A Torus and the Weierstrass P function?

Question

Let $\wp$ be the Weierstrass function.

From what I understand, $\wp$ maps the torus to $CP^1 \times CP^1$ in the following way:

$a \mapsto (\wp(a),\wp'(a)) = (z,w)$

Furthermore, the image of this map lies on the zero set of the polynomial $P(z,w) = 4(z-e_1)(z-e_2)(z-e_3) - w^2.$

What I don't get is the description of the inverse to this map, which is supposedly the integral of the differential form $\frac{dz}{w}$ from $\infty$ to a point $Q$ along a path $c$.

1. I don't understand what $\infty$ means here.
2. I don't understand why this is would be the inverse.

Heuristically, I see that

\begin{equation} \int_\infty^Q \frac{dz}{w} = \int_0^z \frac{\wp'(u)}{\wp'(u)} du = \int_0^a du = a. \end{equation}

But unfortunately, the computation above makes little sense. I suppose I am attempting pull-back by setting $z=\wp$ and $w=\wp'$. But isn't this a map into the complex plane, and not the Torus?

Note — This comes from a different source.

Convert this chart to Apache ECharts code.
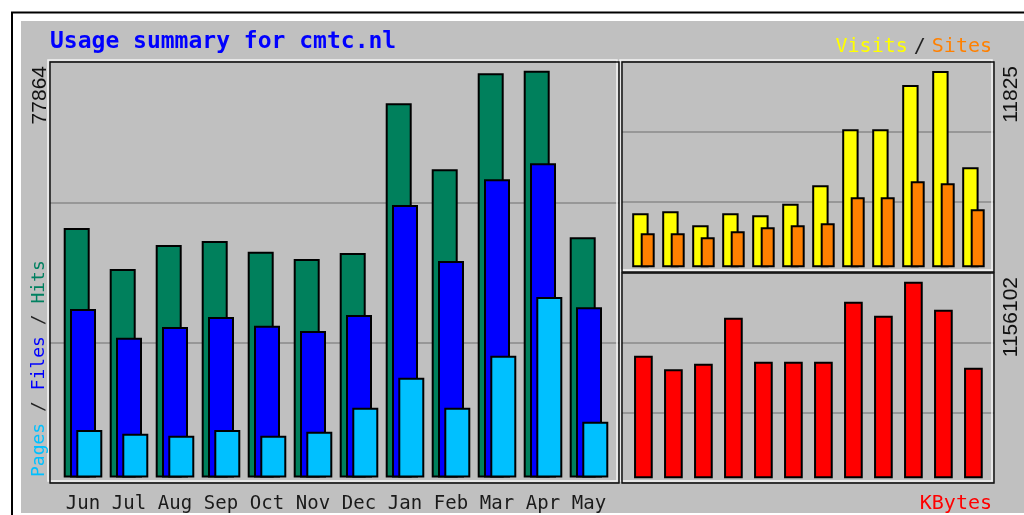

Also, why is infinity the branch point?

More generally, let $w^2 = p(z)$ with degree of $p$ odd. Why is infinity one of the branch points, and why isn't it a branch point when the degree of $p$ is even?

Thank you for your time!

Answer 1

It is better to think of mapping to $\mathbb C P^2$ rather than a product of $\mathbb C P^1$s. The point $\infty$ is then the unique point at infinity on the cubic $y^2 = 4(x-e_1)(x-e_2)(x-e_3).$

Also, the integral depends on the path, not just the endpoint; the ambiguity in the value of the integral if you just specify the endpoints is given by integrating over closed loops, i.e. over representatives of the 1st homology. These integrals span a lattice $\Lambda$ in $\mathbb C$ (the original lattice with respect to which you defined $\wp$), and so the integrals really take values in $\mathbb C/\Lambda$, not in $\mathbb C$.